Red Summer, White Masks and Crazy Blues

A deadly virus sweeps across the American nation and the world. There is no vaccine, no cure available. The only protections there are come as non-pharmaceutical strategies:  quarantine, hand washing, use of disinfectants, wearing protective masks and limitations of public gatherings. These restrictions are unpopular and applied unevenly.

Volunteers making gauze masks

There is violence and rioting in American cities from North to South. Racial violence and racial unrest spread across the nation, with at least 25 major riots and mob actions happening in one summer. Local police departments are overwhelmed, and the National Guard is called in to assist in several states.

National Guard in Chicago

The economy finds itself in a significant recession, with many businesses closed during the worst of the virus outbreak. Unemployment rose to double digits, and all economic indicators take a downturn. The economy is topsy-turvy to say the least, and inflation is out of control.

The years we are referring to here are 1919-1920, over 100 years ago. The influenza outbreak that started in 1918 raged on for two years, killing an estimated 675,000 American deaths and maybe 50 millions deaths worldwide. It was the deadliest pandemic of the twentieth century. The summer of 1919 was dubbed the “Red Summer” from the bloodshed in American streets during riots and racial violence. A Post World-War I recession hit in 1918-1919, with a brief recovery replaced by a deeper recession in 1920.

This is the environment in the United States when the first ever blues recording was made. The first blues record was made on August 10, 1920 in a recording studio in New York City. Mamie Smith and her Jazz Hounds recorded Crazy Blues, a song written by Perry Bradford in 1918 and originally named Harlem Blues. Mr. Bradford had convinced Fred Hager, the director of artists and repertoire for Okeh records, to record the singer and his composition. It took some convincing, because the conventional wisdom was that the audience for such a record wouldn’t buy phonographs or 78 rpm records.

The record sounds close to a dixieland jazz ensemble, with instrumentation that incudes clarinet, trombone, cornet in group improvisation.

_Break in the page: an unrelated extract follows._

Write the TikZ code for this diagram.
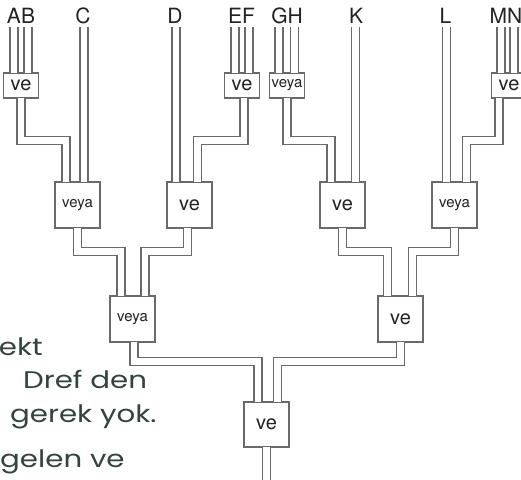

If the vocals of Mamie Smith don’t sound groundbreaking to modern ears, it is because this record launched an entire industry of popular music. Its conventions have been emulated and replicated for over a century. This record was a tremendous hit, selling 75,000 copies in the first month and over two million overall. It launched an entire industry of recordings marketed to African Americans, so called “race records”, capturing blues, jazz, gospel and comedy on 78 rpm discs.

Mr. David Hajdu wrote in the New York Times earlier this year:

As a record, something made for private listening in the home, “Crazy Blues” was able to say things rarely heard in public performances. Seemingly a song about a woman whose man has left her, it reveals itself, on close listening, to be a song about a woman moved to kill her abusive partner. As a work of blues, it used the language of domestic strife to tell a story of violence and subjugation that Black Americans also knew outside the home, in a world of white oppression. The blues worked on multiple levels simultaneously and partly in code, with “my man” or “the man” translatable as “the white man” or “white people.”

The success of this record made the recording careers possible of such classic blueswomen as Ma Rainey, Bessie Smith and Ida Cox among others. Record labels including Okeh, Victor, Columbia and the African-American owned Black Swan all sought out female singers to record and capitalize on the trend. This music had been performed for years in tent shows, minstrel troupes and the vaudeville stage, but found a commercial success in the new recording industry that was all launched by Mamie Smith and the Crazy Blues.